Written task >> Only the lines from the start of the data to the line containing "p2_line_b = ([11, 376], [783, 513])", both included, should be output, exactly and without pictures.
----
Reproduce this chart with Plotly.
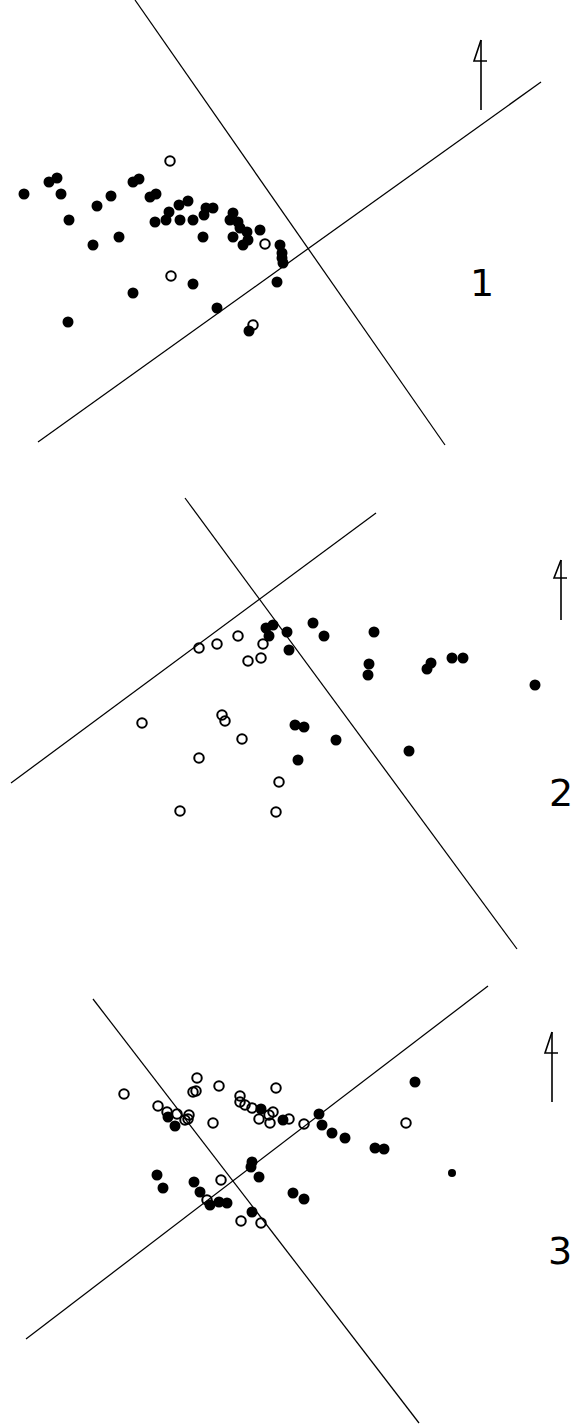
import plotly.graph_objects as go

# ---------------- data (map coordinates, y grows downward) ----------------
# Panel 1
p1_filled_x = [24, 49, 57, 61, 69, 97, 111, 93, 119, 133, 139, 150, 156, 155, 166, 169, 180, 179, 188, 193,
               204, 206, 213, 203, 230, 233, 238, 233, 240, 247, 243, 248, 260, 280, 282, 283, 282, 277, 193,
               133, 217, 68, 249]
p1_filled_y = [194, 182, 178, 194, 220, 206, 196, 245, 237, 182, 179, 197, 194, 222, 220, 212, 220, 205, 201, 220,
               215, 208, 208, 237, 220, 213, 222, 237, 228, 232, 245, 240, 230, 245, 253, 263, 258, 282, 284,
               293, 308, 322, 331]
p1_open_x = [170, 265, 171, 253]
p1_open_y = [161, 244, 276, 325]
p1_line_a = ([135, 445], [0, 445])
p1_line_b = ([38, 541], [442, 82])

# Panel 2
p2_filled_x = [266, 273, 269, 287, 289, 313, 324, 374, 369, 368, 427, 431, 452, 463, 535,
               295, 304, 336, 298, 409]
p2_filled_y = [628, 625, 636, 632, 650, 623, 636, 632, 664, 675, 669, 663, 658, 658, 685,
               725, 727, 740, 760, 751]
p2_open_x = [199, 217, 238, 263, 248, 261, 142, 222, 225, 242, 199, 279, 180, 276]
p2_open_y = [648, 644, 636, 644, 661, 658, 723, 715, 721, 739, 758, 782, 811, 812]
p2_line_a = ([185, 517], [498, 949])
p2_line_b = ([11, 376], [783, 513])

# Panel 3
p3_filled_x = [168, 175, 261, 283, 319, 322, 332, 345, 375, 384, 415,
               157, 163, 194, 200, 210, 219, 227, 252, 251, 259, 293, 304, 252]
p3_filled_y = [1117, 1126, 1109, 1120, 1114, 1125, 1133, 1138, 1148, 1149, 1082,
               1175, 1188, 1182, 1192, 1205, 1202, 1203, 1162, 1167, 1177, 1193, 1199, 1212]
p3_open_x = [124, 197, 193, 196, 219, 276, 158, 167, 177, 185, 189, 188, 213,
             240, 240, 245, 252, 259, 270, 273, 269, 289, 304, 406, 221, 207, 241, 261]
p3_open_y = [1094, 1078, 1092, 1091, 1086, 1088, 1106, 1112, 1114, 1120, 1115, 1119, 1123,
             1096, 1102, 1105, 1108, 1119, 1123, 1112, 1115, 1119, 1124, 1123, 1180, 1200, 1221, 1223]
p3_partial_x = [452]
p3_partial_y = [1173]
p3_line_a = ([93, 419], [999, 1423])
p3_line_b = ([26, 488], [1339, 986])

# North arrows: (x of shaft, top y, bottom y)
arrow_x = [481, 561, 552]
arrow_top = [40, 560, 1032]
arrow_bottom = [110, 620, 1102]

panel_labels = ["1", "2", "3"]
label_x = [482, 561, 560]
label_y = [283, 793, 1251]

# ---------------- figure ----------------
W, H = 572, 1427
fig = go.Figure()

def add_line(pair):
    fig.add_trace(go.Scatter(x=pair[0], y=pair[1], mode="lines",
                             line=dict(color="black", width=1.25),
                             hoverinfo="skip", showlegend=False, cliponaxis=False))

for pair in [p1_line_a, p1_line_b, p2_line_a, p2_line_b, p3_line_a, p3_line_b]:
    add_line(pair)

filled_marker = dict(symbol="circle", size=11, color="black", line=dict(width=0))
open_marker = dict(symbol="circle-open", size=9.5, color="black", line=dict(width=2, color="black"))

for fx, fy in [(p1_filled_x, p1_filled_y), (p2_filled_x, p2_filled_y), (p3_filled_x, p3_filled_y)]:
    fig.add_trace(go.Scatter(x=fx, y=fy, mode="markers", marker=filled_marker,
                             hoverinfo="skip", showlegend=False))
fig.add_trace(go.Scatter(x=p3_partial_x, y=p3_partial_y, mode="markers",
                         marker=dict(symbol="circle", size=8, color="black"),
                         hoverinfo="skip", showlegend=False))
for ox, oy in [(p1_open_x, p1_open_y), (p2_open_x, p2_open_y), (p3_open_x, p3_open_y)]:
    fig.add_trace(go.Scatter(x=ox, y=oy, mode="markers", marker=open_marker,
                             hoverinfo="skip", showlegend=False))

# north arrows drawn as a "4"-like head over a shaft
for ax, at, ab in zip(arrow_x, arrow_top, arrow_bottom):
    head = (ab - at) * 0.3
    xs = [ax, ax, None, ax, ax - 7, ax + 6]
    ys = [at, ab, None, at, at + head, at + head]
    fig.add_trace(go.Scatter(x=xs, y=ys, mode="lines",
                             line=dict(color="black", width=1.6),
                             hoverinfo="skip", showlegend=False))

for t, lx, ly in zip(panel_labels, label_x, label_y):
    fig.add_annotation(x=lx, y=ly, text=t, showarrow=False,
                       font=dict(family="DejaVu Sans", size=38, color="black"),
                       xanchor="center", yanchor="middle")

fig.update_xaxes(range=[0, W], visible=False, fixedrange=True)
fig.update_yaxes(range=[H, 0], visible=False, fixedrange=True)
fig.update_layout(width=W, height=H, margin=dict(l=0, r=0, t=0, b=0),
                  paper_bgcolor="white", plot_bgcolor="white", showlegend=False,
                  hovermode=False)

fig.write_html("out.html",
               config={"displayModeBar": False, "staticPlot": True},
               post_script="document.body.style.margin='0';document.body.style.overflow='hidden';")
----
Correct response >>
Reproduce this chart with Plotly.
import plotly.graph_objects as go

# ---------------- data (map coordinates, y grows downward) ----------------
# Panel 1
p1_filled_x = [24, 49, 57, 61, 69, 97, 111, 93, 119, 133, 139, 150, 156, 155, 166, 169, 180, 179, 188, 193,
               204, 206, 213, 203, 230, 233, 238, 233, 240, 247, 243, 248, 260, 280, 282, 283, 282, 277, 193,
               133, 217, 68, 249]
p1_filled_y = [194, 182, 178, 194, 220, 206, 196, 245, 237, 182, 179, 197, 194, 222, 220, 212, 220, 205, 201, 220,
               215, 208, 208, 237, 220, 213, 222, 237, 228, 232, 245, 240, 230, 245, 253, 263, 258, 282, 284,
               293, 308, 322, 331]
p1_open_x = [170, 265, 171, 253]
p1_open_y = [161, 244, 276, 325]
p1_line_a = ([135, 445], [0, 445])
p1_line_b = ([38, 541], [442, 82])

# Panel 2
p2_filled_x = [266, 273, 269, 287, 289, 313, 324, 374, 369, 368, 427, 431, 452, 463, 535,
               295, 304, 336, 298, 409]
p2_filled_y = [628, 625, 636, 632, 650, 623, 636, 632, 664, 675, 669, 663, 658, 658, 685,
               725, 727, 740, 760, 751]
p2_open_x = [199, 217, 238, 263, 248, 261, 142, 222, 225, 242, 199, 279, 180, 276]
p2_open_y = [648, 644, 636, 644, 661, 658, 723, 715, 721, 739, 758, 782, 811, 812]
p2_line_a = ([185, 517], [498, 949])
p2_line_b = ([11, 376], [783, 513])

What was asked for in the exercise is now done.